───── Dataset extract

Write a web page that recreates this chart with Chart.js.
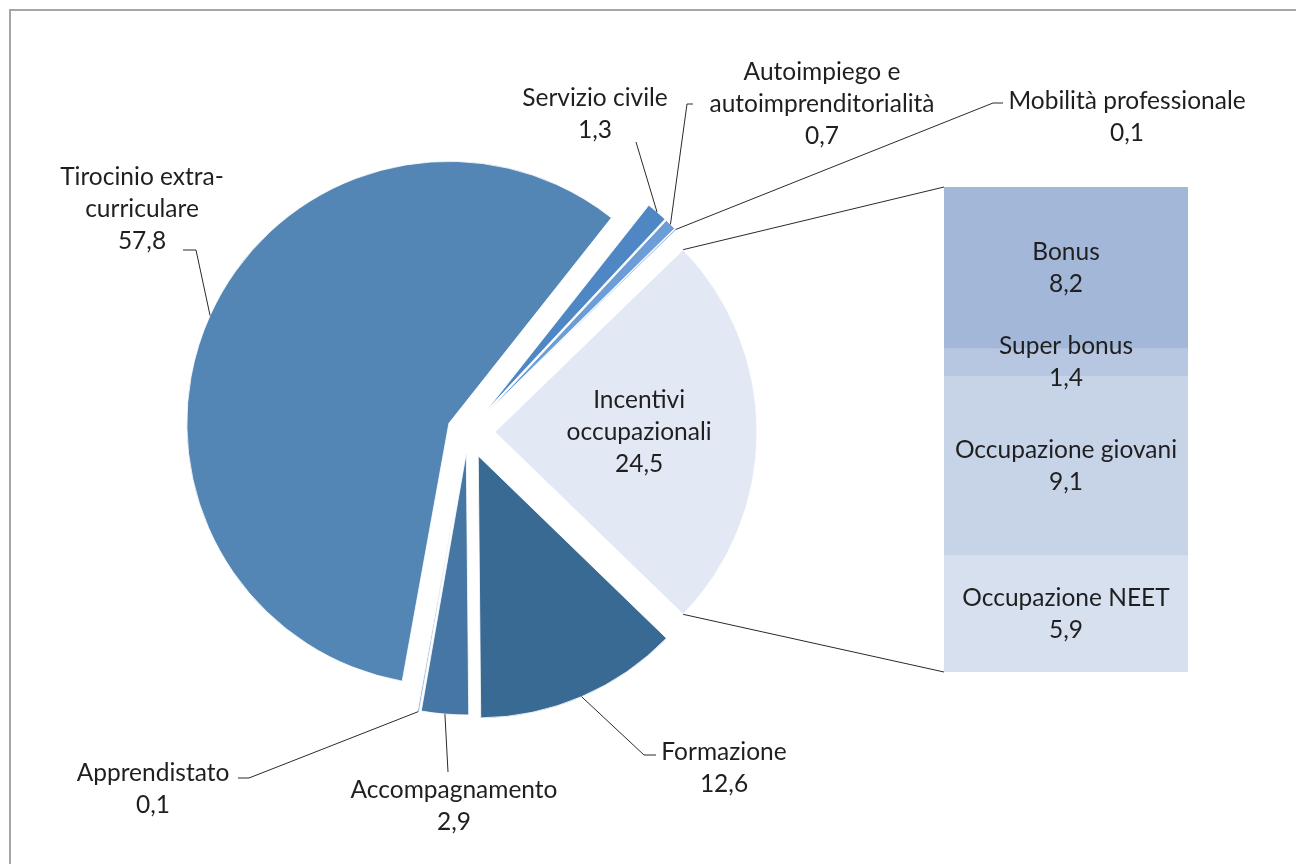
<!DOCTYPE html>
<html>
<head>
<meta charset="utf-8">
<script src="https://cdn.jsdelivr.net/npm/chart.js@4"></script>
<style>
  body { margin: 0; background: #fff; }
  #wrap { position: relative; width: 1296px; height: 864px; overflow: hidden; }
  canvas { position: absolute; left: 0; top: 0; }
  #frame { position: absolute; left: 9px; top: 9px; width: 1400px; height: 1000px; border: 2px solid #a5a5a5; }
</style>
</head>
<body>
<div id="wrap">
  <div id="frame"></div>
  <canvas id="pie" width="1296" height="864"></canvas>
  <canvas id="bar" width="1296" height="864"></canvas>
</div>
<script>
// pie slices, clockwise starting from the "other" slice
const sliceLabels = ['Incentivi occupazionali', 'Formazione', 'Accompagnamento', 'Apprendistato',
  'Tirocinio extra-curriculare', 'Servizio civile', 'Autoimpiego e autoimprenditorialità', 'Mobilità professionale'];
const sliceValues = [24.5, 12.6, 2.9, 0.1, 57.8, 1.3, 0.7, 0.1];

// breakdown of "Incentivi occupazionali" (bottom to top)
const barLabels = ['Occupazione NEET', 'Occupazione giovani', 'Super bonus', 'Bonus'];
const barValues = [5.9, 9.1, 1.4, 8.2];

// styling / layout
const sliceColors = ['#e3e9f4', '#386a93', '#4676a4', '#86a9d2', '#5385b5', '#4f87c4', '#6c9dd6', '#9dbde3'];
const barColors = ['#d6e0ee', '#c7d3e7', '#b7c6e1', '#a3b7d9'];
const explodePx = [27, 26, 21, 22, 21, 28, 28, 28];
const textLines = [
  ['Incentivi', 'occupazionali'], ['Formazione'], ['Accompagnamento'], ['Apprendistato'],
  ['Tirocinio extra-', 'curriculare'], ['Servizio civile'], ['Autoimpiego e', 'autoimprenditorialità'], ['Mobilità professionale']
];
// label block position (centre x, middle of first line) and leader points near label
const labelPos = [null, [724, 752], [454, 790], [153, 773], [142, 177], [595, 98], [822, 72], [1127, 101]];
const leaderPts = [null, [[656, 755], [644, 755]], [[448, 772]], [[238, 778], [249, 778]],
  [[183, 250], [196, 250]], [[636, 142]], [[693, 104], [687, 104]], [[1003, 103], [993, 103]]];

const FONT = '24.5px Lato, "Open Sans", sans-serif';
const LINE_H = 32;
const TEXT_COLOR = '#1f1f1f';
const fmt = v => v.toFixed(1).replace('.', ',');

function drawBlock(ctx, x, y, lines) {
  ctx.save();
  ctx.font = FONT;
  ctx.fillStyle = TEXT_COLOR;
  ctx.textAlign = 'center';
  ctx.textBaseline = 'middle';
  lines.forEach((t, k) => ctx.fillText(t, x, y + k * LINE_H));
  ctx.restore();
}

const barLabelPlugin = {
  id: 'barLabels',
  afterDatasetsDraw(chart) {
    chart.data.datasets.forEach((ds, i) => {
      const el = chart.getDatasetMeta(i).data[0];
      const cy = (el.y + el.base) / 2;
      drawBlock(chart.ctx, el.x, cy - LINE_H / 2, [ds.label, fmt(ds.data[0])]);
    });
  }
};

const barTotal = barValues.reduce((a, b) => a + b, 0);
const barChart = new Chart(document.getElementById('bar'), {
  type: 'bar',
  data: {
    labels: [''],
    datasets: barLabels.map((l, i) => ({
      label: l,
      data: [barValues[i]],
      backgroundColor: barColors[i],
      borderWidth: 0,
      barPercentage: 1,
      categoryPercentage: 1
    }))
  },
  options: {
    responsive: false,
    animation: false,
    events: [],
    layout: { padding: { left: 944, right: 108, top: 187, bottom: 192 } },
    scales: {
      x: { display: false, stacked: true },
      y: { display: false, stacked: true, min: 0, max: barTotal }
    },
    plugins: { legend: { display: false }, tooltip: { enabled: false } }
  },
  plugins: [barLabelPlugin]
});

// draw each slice pushed out along its bisector
const explodePlugin = {
  id: 'explode',
  beforeDatasetDraw(chart, args) {
    const ctx = chart.ctx;
    args.meta.data.forEach((arc, i) => {
      const mid = (arc.startAngle + arc.endAngle) / 2;
      ctx.save();
      ctx.translate(Math.cos(mid) * explodePx[i], Math.sin(mid) * explodePx[i]);
      arc.draw(ctx);
      ctx.restore();
    });
    return false;
  }
};

const pieLabelPlugin = {
  id: 'pieLabels',
  afterDatasetsDraw(chart) {
    const ctx = chart.ctx;
    const arcs = chart.getDatasetMeta(0).data;
    ctx.save();
    ctx.strokeStyle = '#2a2a2a';
    ctx.lineWidth = 1;
    arcs.forEach((arc, i) => {
      const mid = (arc.startAngle + arc.endAngle) / 2;
      const R = arc.outerRadius;
      const cx = arc.x + Math.cos(mid) * explodePx[i];
      const cy = arc.y + Math.sin(mid) * explodePx[i];
      if (i === 0) {
        // label inside the slice
        const lx = cx + Math.cos(mid) * R * 0.55;
        const ly = cy + Math.sin(mid) * R * 0.55;
        drawBlock(ctx, lx, ly - LINE_H, textLines[0].concat(fmt(sliceValues[0])));
        // connectors to the bar
        const top = barChart.getDatasetMeta(barLabels.length - 1).data[0];
        const bot = barChart.getDatasetMeta(0).data[0];
        ctx.beginPath();
        ctx.moveTo(cx + Math.cos(arc.startAngle) * R, cy + Math.sin(arc.startAngle) * R);
        ctx.lineTo(top.x - top.width / 2, top.y);
        ctx.moveTo(cx + Math.cos(arc.endAngle) * R, cy + Math.sin(arc.endAngle) * R);
        ctx.lineTo(bot.x - bot.width / 2, bot.base);
        ctx.stroke();
        return;
      }
      const pts = leaderPts[i];
      ctx.beginPath();
      ctx.moveTo(pts[0][0], pts[0][1]);
      pts.slice(1).forEach(p => ctx.lineTo(p[0], p[1]));
      ctx.lineTo(cx + Math.cos(mid) * R, cy + Math.sin(mid) * R);
      ctx.stroke();
      drawBlock(ctx, labelPos[i][0], labelPos[i][1], textLines[i].concat(fmt(sliceValues[i])));
    });
    ctx.restore();
  }
};

const pieTotal = sliceValues.reduce((a, b) => a + b, 0);
new Chart(document.getElementById('pie'), {
  type: 'pie',
  data: {
    labels: sliceLabels,
    datasets: [{
      data: sliceValues,
      backgroundColor: sliceColors,
      borderColor: '#ffffff',
      borderWidth: 0.8
    }]
  },
  options: {
    responsive: false,
    animation: false,
    events: [],
    radius: 262,
    rotation: 90 - sliceValues[0] / pieTotal * 180,
    layout: { padding: { left: 0, right: 360, top: 0, bottom: 0 } },
    plugins: { legend: { display: false }, tooltip: { enabled: false } }
  },
  plugins: [explodePlugin, pieLabelPlugin]
});
</script>
</body>
</html>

──────────

Exclude the images and reproduce the remaining data exactly.

Write a web page that recreates this chart with Chart.js.
<!DOCTYPE html>
<html>
<head>
<meta charset="utf-8">
<script src="https://cdn.jsdelivr.net/npm/chart.js@4"></script>
<style>
  body { margin: 0; background: #fff; }
  #wrap { position: relative; width: 1296px; height: 864px; overflow: hidden; }
  canvas { position: absolute; left: 0; top: 0; }
  #frame { position: absolute; left: 9px; top: 9px; width: 1400px; height: 1000px; border: 2px solid #a5a5a5; }
</style>
</head>
<body>
<div id="wrap">
  <div id="frame"></div>
  <canvas id="pie" width="1296" height="864"></canvas>
  <canvas id="bar" width="1296" height="864"></canvas>
</div>
<script>
// pie slices, clockwise starting from the "other" slice
const sliceLabels = ['Incentivi occupazionali', 'Formazione', 'Accompagnamento', 'Apprendistato',
  'Tirocinio extra-curriculare', 'Servizio civile', 'Autoimpiego e autoimprenditorialità', 'Mobilità professionale'];
const sliceValues = [24.5, 12.6, 2.9, 0.1, 57.8, 1.3, 0.7, 0.1];

// breakdown of "Incentivi occupazionali" (bottom to top)
const barLabels = ['Occupazione NEET', 'Occupazione giovani', 'Super bonus', 'Bonus'];
const barValues = [5.9, 9.1, 1.4, 8.2];

// styling / layout
const sliceColors = ['#e3e9f4', '#386a93', '#4676a4', '#86a9d2', '#5385b5', '#4f87c4', '#6c9dd6', '#9dbde3'];
const barColors = ['#d6e0ee', '#c7d3e7', '#b7c6e1', '#a3b7d9'];
const explodePx = [27, 26, 21, 22, 21, 28, 28, 28];
const textLines = [
  ['Incentivi', 'occupazionali'], ['Formazione'], ['Accompagnamento'], ['Apprendistato'],
  ['Tirocinio extra-', 'curriculare'], ['Servizio civile'], ['Autoimpiego e', 'autoimprenditorialità'], ['Mobilità professionale']
];
// label block position (centre x, middle of first line) and leader points near label
const labelPos = [null, [724, 752], [454, 790], [153, 773], [142, 177], [595, 98], [822, 72], [1127, 101]];
const leaderPts = [null, [[656, 755], [644, 755]], [[448, 772]], [[238, 778], [249, 778]],
  [[183, 250], [196, 250]], [[636, 142]], [[693, 104], [687, 104]], [[1003, 103], [993, 103]]];

const FONT = '24.5px Lato, "Open Sans", sans-serif';
const LINE_H = 32;
const TEXT_COLOR = '#1f1f1f';
const fmt = v => v.toFixed(1).replace('.', ',');

function drawBlock(ctx, x, y, lines) {
  ctx.save();
  ctx.font = FONT;
  ctx.fillStyle = TEXT_COLOR;
  ctx.textAlign = 'center';
  ctx.textBaseline = 'middle';
  lines.forEach((t, k) => ctx.fillText(t, x, y + k * LINE_H));
  ctx.restore();
}

const barLabelPlugin = {
  id: 'barLabels',
  afterDatasetsDraw(chart) {
    chart.data.datasets.forEach((ds, i) => {
      const el = chart.getDatasetMeta(i).data[0];
      const cy = (el.y + el.base) / 2;
      drawBlock(chart.ctx, el.x, cy - LINE_H / 2, [ds.label, fmt(ds.data[0])]);
    });
  }
};

const barTotal = barValues.reduce((a, b) => a + b, 0);
const barChart = new Chart(document.getElementById('bar'), {
  type: 'bar',
  data: {
    labels: [''],
    datasets: barLabels.map((l, i) => ({
      label: l,
      data: [barValues[i]],
      backgroundColor: barColors[i],
      borderWidth: 0,
      barPercentage: 1,
      categoryPercentage: 1
    }))
  },
  options: {
    responsive: false,
    animation: false,
    events: [],
    layout: { padding: { left: 944, right: 108, top: 187, bottom: 192 } },
    scales: {
      x: { display: false, stacked: true },
      y: { display: false, stacked: true, min: 0, max: barTotal }
    },
    plugins: { legend: { display: false }, tooltip: { enabled: false } }
  },
  plugins: [barLabelPlugin]
});

// draw each slice pushed out along its bisector
const explodePlugin = {
  id: 'explode',
  beforeDatasetDraw(chart, args) {
    const ctx = chart.ctx;
    args.meta.data.forEach((arc, i) => {
      const mid = (arc.startAngle + arc.endAngle) / 2;
      ctx.save();
      ctx.translate(Math.cos(mid) * explodePx[i], Math.sin(mid) * explodePx[i]);
      arc.draw(ctx);
      ctx.restore();
    });
    return false;
  }
};

const pieLabelPlugin = {
  id: 'pieLabels',
  afterDatasetsDraw(chart) {
    const ctx = chart.ctx;
    const arcs = chart.getDatasetMeta(0).data;
    ctx.save();
    ctx.strokeStyle = '#2a2a2a';
    ctx.lineWidth = 1;
    arcs.forEach((arc, i) => {
      const mid = (arc.startAngle + arc.endAngle) / 2;
      const R = arc.outerRadius;
      const cx = arc.x + Math.cos(mid) * explodePx[i];
      const cy = arc.y + Math.sin(mid) * explodePx[i];
      if (i === 0) {
        // label inside the slice
        const lx = cx + Math.cos(mid) * R * 0.55;
        const ly = cy + Math.sin(mid) * R * 0.55;
        drawBlock(ctx, lx, ly - LINE_H, textLines[0].concat(fmt(sliceValues[0])));
        // connectors to the bar
        const top = barChart.getDatasetMeta(barLabels.length - 1).data[0];
        const bot = barChart.getDatasetMeta(0).data[0];
        ctx.beginPath();
        ctx.moveTo(cx + Math.cos(arc.startAngle) * R, cy + Math.sin(arc.startAngle) * R);
        ctx.lineTo(top.x - top.width / 2, top.y);
        ctx.moveTo(cx + Math.cos(arc.endAngle) * R, cy + Math.sin(arc.endAngle) * R);
        ctx.lineTo(bot.x - bot.width / 2, bot.base);
        ctx.stroke();
        return;
      }
      const pts = leaderPts[i];
      ctx.beginPath();
      ctx.moveTo(pts[0][0], pts[0][1]);
      pts.slice(1).forEach(p => ctx.lineTo(p[0], p[1]));
      ctx.lineTo(cx + Math.cos(mid) * R, cy + Math.sin(mid) * R);
      ctx.stroke();
      drawBlock(ctx, labelPos[i][0], labelPos[i][1], textLines[i].concat(fmt(sliceValues[i])));
    });
    ctx.restore();
  }
};

const pieTotal = sliceValues.reduce((a, b) => a + b, 0);
new Chart(document.getElementById('pie'), {
  type: 'pie',
  data: {
    labels: sliceLabels,
    datasets: [{
      data: sliceValues,
      backgroundColor: sliceColors,
      borderColor: '#ffffff',
      borderWidth: 0.8
    }]
  },
  options: {
    responsive: false,
    animation: false,
    events: [],
    radius: 262,
    rotation: 90 - sliceValues[0] / pieTotal * 180,
    layout: { padding: { left: 0, right: 360, top: 0, bottom: 0 } },
    plugins: { legend: { display: false }, tooltip: { enabled: false } }
  },
  plugins: [explodePlugin, pieLabelPlugin]
});
</script>
</body>
</html>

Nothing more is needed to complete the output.